How do you create a brand? Spend millions on RTD, focus groups, marketing and PR? Or slap a label on a good quality product, light the touch paper and stand back as the orders come flying in?

Both these schools of thought have been tried and tested in the drinks industry but the latter, the "let the quality shine through" approach, has only worked for a small number of wines and even fewer spirits and beers. The elite fine wines such as Romanee-Conti, Chateau Latour and to a lesser extent Cloudy Bay (a small New Zealand vineyard which became a runaway success with little promotion) are special cases while the likes of Smirnoff, Baileys and Budweiser are backed by million dollar budgets.

But does this mean it can't be done in today's commercial climate? At the recent London Wine and Spirits Fair, Harper's Magazine organised a seminar entitled "Branding: What can the wine trade learn from other sectors?" the panel was truly split on whether corporate branding was the way forward for the wine industry.

"The wine trade leads the world in marketing. It has the most diverse products and diverse price points, which change all over the world, and other industries would be jealous of - from £2 to £2000," said James Herrick, the founder of James Herrick Chardonnay and now chairman of Wineprophet.

He believes that all a bottle of wine needs is a label and the quality of the wine will generate the interest and consumer retention. "Go into a retailer today and you will find three brands of dog food, two brands of toilet paper and then turn a corner to find 3,000 brands of wine. As you can't buy the unlabelled product of wine, this helps underpin the basis that all these wines are brands - the label tells a story," he said.


"a sign/icon that a consumer will identify and attribute to the product, and be understood immediately"

Printed on that label could be the name of the region, the varietal, the Chateau or the family name of the producer all of which can constitute the wine's unique selling point. James Ryland, export director of Calvert described a brand as "a sign/icon that a consumer will identify and attribute to the product, and be understood immediately". Bordeaux was his example but he admitted the region now causes mixed feelings among consumers.

"Though I don't want to criticise the AOC system, as we do need a guarantee of quality, it has become far too broad. You can go into a corner shop and see a £2.99 Bordeaux wine on the shelf, next to a negociant blend, next to a premium Grand Cru. These are all classed under the Bordeaux name. Where is the point of difference? The consumer does know mediocrity, and responds to quality," he told the seminar.

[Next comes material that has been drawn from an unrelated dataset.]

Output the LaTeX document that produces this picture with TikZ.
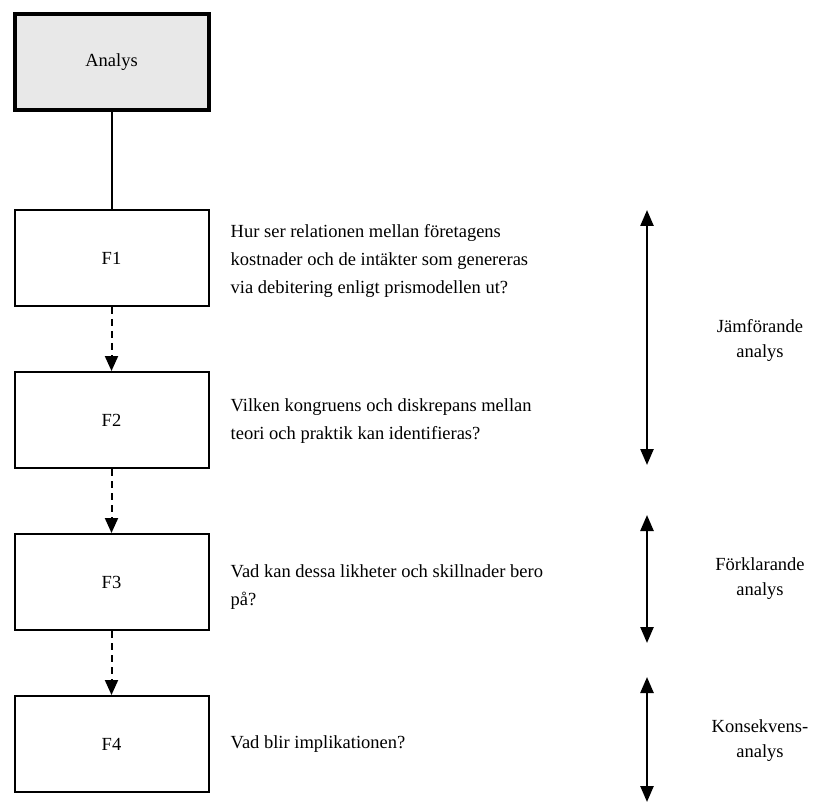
\documentclass[tikz,border=0pt]{standalone}
\usepackage{fontspec}
\setmainfont{Liberation Serif}
\usetikzlibrary{positioning, arrows.meta}

\tikzset{
  fbox/.style={draw, line width=2pt, minimum width=194pt, minimum height=96pt, inner sep=0pt},
  topbox/.style={fbox, line width=4pt, fill=gray!18},
  question/.style={anchor=west, align=left, inner sep=0pt},
  phase/.style={align=center, inner sep=0pt, font=\fontsize{18.5}{25}\selectfont},
  flow/.style={-{Triangle[length=15pt,width=13pt]}, line width=2pt, dash pattern=on 7pt off 5pt},
  span/.style={{Triangle[length=16pt,width=13pt]}-{Triangle[length=16pt,width=13pt]}, line width=2.5pt}
}

\begin{document}
\begin{tikzpicture}[x=1pt, y=-1pt, node distance=64pt, font=\fontsize{18.5}{28}\selectfont]
    \useasboundingbox (0,0) rectangle (822,802);

    % Boxes
    \node[topbox] (analys) at (111.5,62) {Analys};
    \node[fbox, below=97pt of analys] (f1) {F1};
    \node[fbox, below=of f1] (f2) {F2};
    \node[fbox, below=of f2] (f3) {F3};
    \node[fbox, below=of f3] (f4) {F4};

    % Connectors
    \draw[line width=2pt] (analys) -- (f1);
    \draw[flow] (f1) -- (f2);
    \draw[flow] (f2) -- (f3);
    \draw[flow] (f3) -- (f4);

    % Questions
    \node[question, right=21pt of f1, yshift=-3pt] (q1) {Hur ser relationen mellan företagens\\kostnader och de intäkter som genereras\\via debitering enligt prismodellen ut?};
    \node[question, right=21pt of f2, yshift=-1pt] (q2) {Vilken kongruens och diskrepans mellan\\teori och praktik kan identifieras?};
    \node[question, right=21pt of f3, yshift=-5pt] (q3) {Vad kan dessa likheter och skillnader bero\\på?};
    \node[question, right=21pt of f4] (q4) {Vad blir implikationen?};

    % Analysis spans
    \coordinate (s1a) at (647,210);
    \coordinate (s1b) at (647,465);
    \coordinate (s2a) at (647,515);
    \coordinate (s2b) at (647,643);
    \coordinate (s3a) at (647,677);
    \coordinate (s3b) at (647,802);
    \draw[span] (s1a) -- (s1b);
    \draw[span] (s2a) -- (s2b);
    \draw[span] (s3a) -- (s3b);

    \node[phase] (p1) at (760,340) {Jämförande\\analys};
    \node[phase] (p2) at (760,579) {Förklarande\\analys};
    \node[phase] (p3) at (760,741) {Konsekvens-\\analys};
\end{tikzpicture}
\end{document}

As Herrick pointed out, the majority of Australia's wine companies are now owned by brewers and their primary goal is to deliver shareholder value and good dividends. So, in his eyes, the price points will narrow as the market becomes more competitive. However, the brewers have spent years trying to make sure that their pint of Foster's or Budweiser tastes exactly the same across the world, explained Mario Micheli, formerly with Anheuser-Busch but who recently joined Southcorp Wines as president of Europe.

He used the French sparkling water Perrier and Haagen-Dazs ice-cream as clear examples of core brands in the 1980s and 1990s which were in old, unsexy or unsophisticated markets but re-established themselves and outperformed their respective sectors through advertising slogans or focusing on specific markets. In the case of Haagen-Dazs, it sold sex to young couples and saw its profits jump by 200% in two years. Chardonnay girl, the new target market and talk of the show, could be the answer.

But traditionalists in the audience wondered if was the right direction for a premium sector business, which can deliver high margins, but is based on heritage and they queried whether or not wine should be cheapened by crass gimmicks or quick fixes. "Where does this leave the small guy?" said one delegate.

Ryland summed up the general panels feelings: "Once the consumer recognises good quality, then the wine will be backed by good sales and will evolve at its own pace. And the industry will evolve and brands are the way to do it," he said.